Teams that succeed in free agency know exactly what their scheme requires at every position, then find players to fit those requirements. The Giants did it with defensive tackle Damon Harrison. The Falcons did with center Alex Mack. The expensive deals they shelled out were definitely worth it, because Atlanta and New York scouted inside out. How many teams will emulate those big-ticket signings and find the perfect marriage of scheme, need, and player? I’m looking at these four teams:
1. Dallas needs to go all in for Chargers defensive end/linebacker Melvin Ingram. He fits their scheme perfectly, gives the Cowboys an elite pass rusher from the edge, and improves an already solid defense. Why overpay Jason Pierre-Paul for past performance when you can splurge on a blue-chipper hitting his prime?

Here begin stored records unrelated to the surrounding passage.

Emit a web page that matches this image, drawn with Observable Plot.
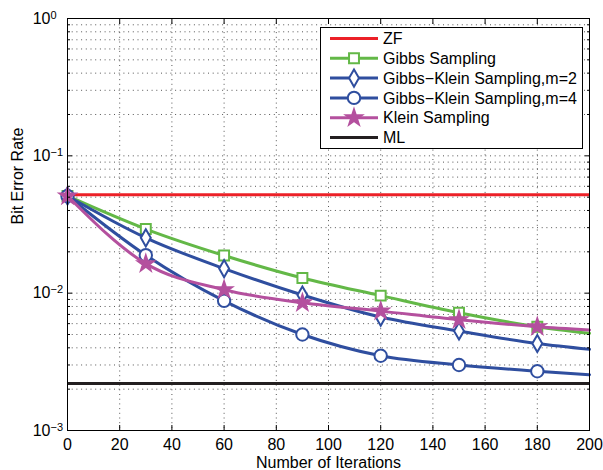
<!DOCTYPE html>
<html><head><meta charset="utf-8">
<script src="https://cdn.jsdelivr.net/npm/d3@7"></script>
<script src="https://cdn.jsdelivr.net/npm/@observablehq/plot@0.6"></script>
<style>body{margin:0;background:#fff}svg{display:block}</style>
</head><body><div id="chart"></div>
<script>
// ---- data ----
const iterations = [0, 30, 60, 90, 120, 150, 180, 200];
const markerMax = 180; // markers drawn at 0..180, lines continue to 200
const gibbs       = [0.051, 0.0293, 0.0188, 0.0129, 0.0096, 0.0072, 0.0057, 0.0051];
const gibbsKlein2 = [0.051, 0.0253, 0.0151, 0.0097, 0.0067, 0.0053, 0.0043, 0.0039];
const gibbsKlein4 = [0.051, 0.0189, 0.0088, 0.0050, 0.0035, 0.0030, 0.0027, 0.00255];
const klein       = [0.051, 0.0164, 0.0106, 0.0085, 0.0074, 0.0064, 0.0057, 0.0054];
const zfBER = 0.052;
const mlBER = 0.0022;
const xTicks = [0, 20, 40, 60, 80, 100, 120, 140, 160, 180, 200];
const yMajor = [1e-3, 1e-2, 1e-1, 1];
const yMinor = [2,3,4,5,6,7,8,9].flatMap(m => [1e-3, 1e-2, 1e-1].map(d => m * d));
const legendNames = ["ZF", "Gibbs Sampling", "Gibbs−Klein Sampling,m=2", "Gibbs−Klein Sampling,m=4", "Klein Sampling", "ML"];
const xTitle = "Number of Iterations";
const yTitle = "Bit Error Rate";

// ---- styles ----
const RED = "#ec2027", GREEN = "#63b847", BLUE = "#2f4e9f", PINK = "#b4509e", BLACK = "#231f20";
const series = [
  {values: gibbs,       color: GREEN, symbol: "square",  r: 5.6, fill: "#fff"},
  {values: gibbsKlein2, color: BLUE,  symbol: "diamond", r: 5.2, fill: "#fff"},
  {values: gibbsKlein4, color: BLUE,  symbol: "circle",  r: 6.2, fill: "#fff"},
  {values: klein,       color: PINK,  symbol: "star",    r: 4.9, fill: PINK}
];
const rowsOf = vals => iterations.map((x, i) => ({x, y: vals[i]}));
const font = "'Liberation Sans', Arial, Helvetica, sans-serif";
const gridStyle = {stroke: "#444", strokeWidth: 1, strokeOpacity: 0.9, strokeDasharray: "1,3.7"};

const seriesMarks = series.flatMap(s => {
  const rows = rowsOf(s.values);
  return [
    Plot.line(rows, {x: "x", y: "y", stroke: s.color, strokeWidth: 3, curve: "monotone-x"}),
    Plot.dot(rows.filter(d => d.x <= markerMax), {x: "x", y: "y", symbol: () => s.symbol, r: s.r,
      stroke: s.color, strokeWidth: 2, fill: s.fill})
  ];
});

const chart = Plot.plot({
  width: 603, height: 470,
  marginLeft: 67, marginRight: 14, marginTop: 18, marginBottom: 40,
  style: {fontFamily: font, fontSize: "16px", background: "#fff", color: "#000", overflow: "visible"},
  x: {domain: [0, 200], label: null},
  y: {type: "log", domain: [1e-3, 1], label: null},
  marks: [
    Plot.gridX(xTicks.slice(1, -1), gridStyle),
    Plot.gridY([...yMajor.slice(1, -1), ...yMinor], gridStyle),
    Plot.ruleY([zfBER], {stroke: RED, strokeWidth: 3}),
    ...seriesMarks,
    Plot.ruleY([mlBER], {stroke: BLACK, strokeWidth: 3}),
    Plot.frame({stroke: "#000", strokeWidth: 1}),
    Plot.axisX(xTicks, {anchor: "bottom", tickSize: -5, tickPadding: 13, fontSize: 16, label: null}),
    Plot.axisX(xTicks, {anchor: "top", tickSize: -5, tickFormat: () => "", label: null}),
    Plot.axisY(yMajor, {anchor: "left", tickSize: -5, tickPadding: 22, fontSize: 16, label: null,
      tickFormat: d => "10^" + Math.round(Math.log10(d))}),
    Plot.axisY(yMajor, {anchor: "right", tickSize: -5, tickFormat: () => "", label: null}),
    Plot.axisY(yMinor, {anchor: "left", tickSize: -3, tickFormat: () => "", label: null}),
    Plot.axisY(yMinor, {anchor: "right", tickSize: -3, tickFormat: () => "", label: null}),
    Plot.text([yTitle], {frameAnchor: "left", dx: -50, rotate: -90, fontSize: 16, text: d => d}),
    Plot.text([xTitle], {frameAnchor: "bottom", dy: 32, lineAnchor: "middle", fontSize: 16, text: d => d})
  ]
});
document.getElementById("chart").appendChild(chart);

// superscript exponents on y tick labels
d3.select(chart).selectAll('g[aria-label="y-axis tick label"] text').each(function() {
  const t = this.textContent;
  if (!t.startsWith("10^")) return;
  const exp = t.slice(3).replace("-", "−");
  const x0 = this.getAttribute("x") || 0;
  this.textContent = "10";
  const ts = document.createElementNS("http://www.w3.org/2000/svg", "tspan");
  ts.setAttribute("x", x0);
  ts.setAttribute("dy", "-0.45em");
  ts.setAttribute("font-size", "11px");
  ts.setAttribute("text-anchor", "start");
  ts.textContent = exp;
  this.appendChild(ts);
});

// legend (inside the plot area, top right)
const svg = d3.select(chart);
const legendStyles = [
  {color: RED, symbol: null},
  {color: GREEN, symbol: d3.symbolSquare, r: 5.6, fill: "#fff"},
  {color: BLUE, symbol: d3.symbolDiamond, r: 5.2, fill: "#fff"},
  {color: BLUE, symbol: d3.symbolCircle, r: 6.2, fill: "#fff"},
  {color: PINK, symbol: d3.symbolStar, r: 4.9, fill: PINK},
  {color: BLACK, symbol: null}
];
const lg = svg.append("g").attr("font-family", font).attr("font-size", 16).attr("text-anchor", "start");
lg.append("rect").attr("x", 320.5).attr("y", 27.5).attr("width", 262).attr("height", 121)
  .attr("fill", "#fff").attr("stroke", "#000").attr("stroke-width", 1);
legendNames.forEach((name, i) => {
  const st = legendStyles[i];
  const y = 38.5 + i * 19.8;
  lg.append("line").attr("x1", 330).attr("x2", 378).attr("y1", y).attr("y2", y)
    .attr("stroke", st.color).attr("stroke-width", 3);
  if (st.symbol) {
    lg.append("path").attr("d", d3.symbol(st.symbol, Math.PI * st.r * st.r)())
      .attr("transform", `translate(354,${y})`)
      .attr("stroke", st.color).attr("stroke-width", 2).attr("fill", st.fill);
  }
  lg.append("text").attr("x", 383).attr("y", y).attr("dy", "0.35em").attr("text-anchor", "start")
    .attr("fill", "#000").text(name);
});
</script></body></html>
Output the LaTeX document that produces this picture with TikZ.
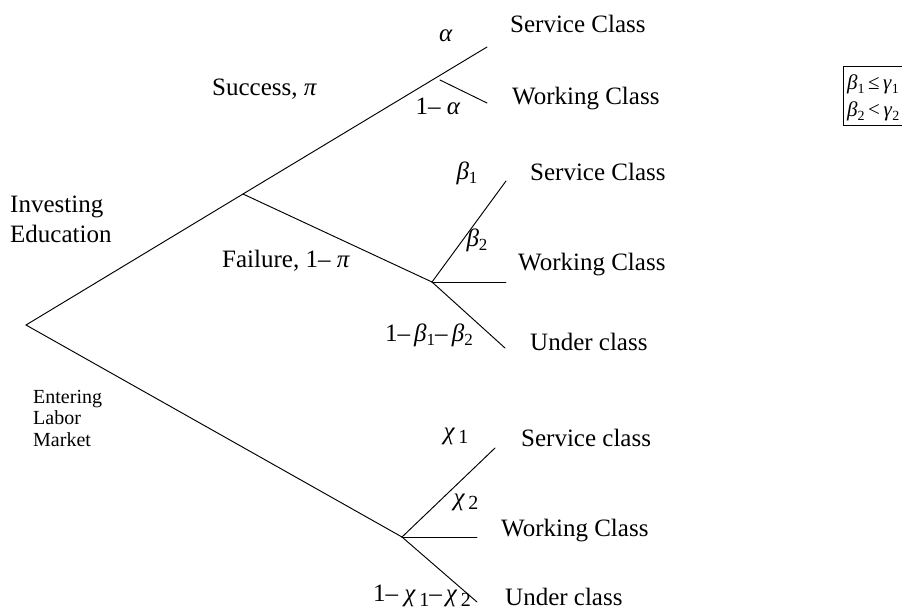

2. If the Giants sign Detroit’s Larry Warford, he would give them a solid run blocker who could also help protect the inside of Eli Manning’s pocket, allowing Eli to step up in pressure (which is when he really excels). If the Giants don’t use free-agent money and/or draft picks to fix their offensive line, the last few years of the Eli Manning era will zoom by faster than you’d think.
3. The Chiefs need to replace the once-great Derrick Johnson, who fell off because of age and injuries (and not coincidentally, took Kansas City’s defensive ceiling with him). Adding Buffalo’s Zach Brown improves their speed and tackling; he’s one of the fastest linebackers out there. One golden rule to remember: When your middle linebacker slows down, so does your defense.
4. Speaking of Buffalo, new Bills honcho Sean McDermott coached Kawann Short in Carolina and knows that he’s a streaky but talented player. Because Kyle Williams is not the same player he once was, the Bills need to find a legitimate inside threat to help Marcell Dareus whenever pass protection slides to him. That’s Short. If they don’t sign Short, then they have to draft someone like him. And if they do neither, that means the Bills didn’t scout inside out.
And if those four moves happen? Remember: Don’t grade them in March and April. Grade them 10 months from now. You can’t win the offseason; you can only lose it. Just ask Chip Kelly.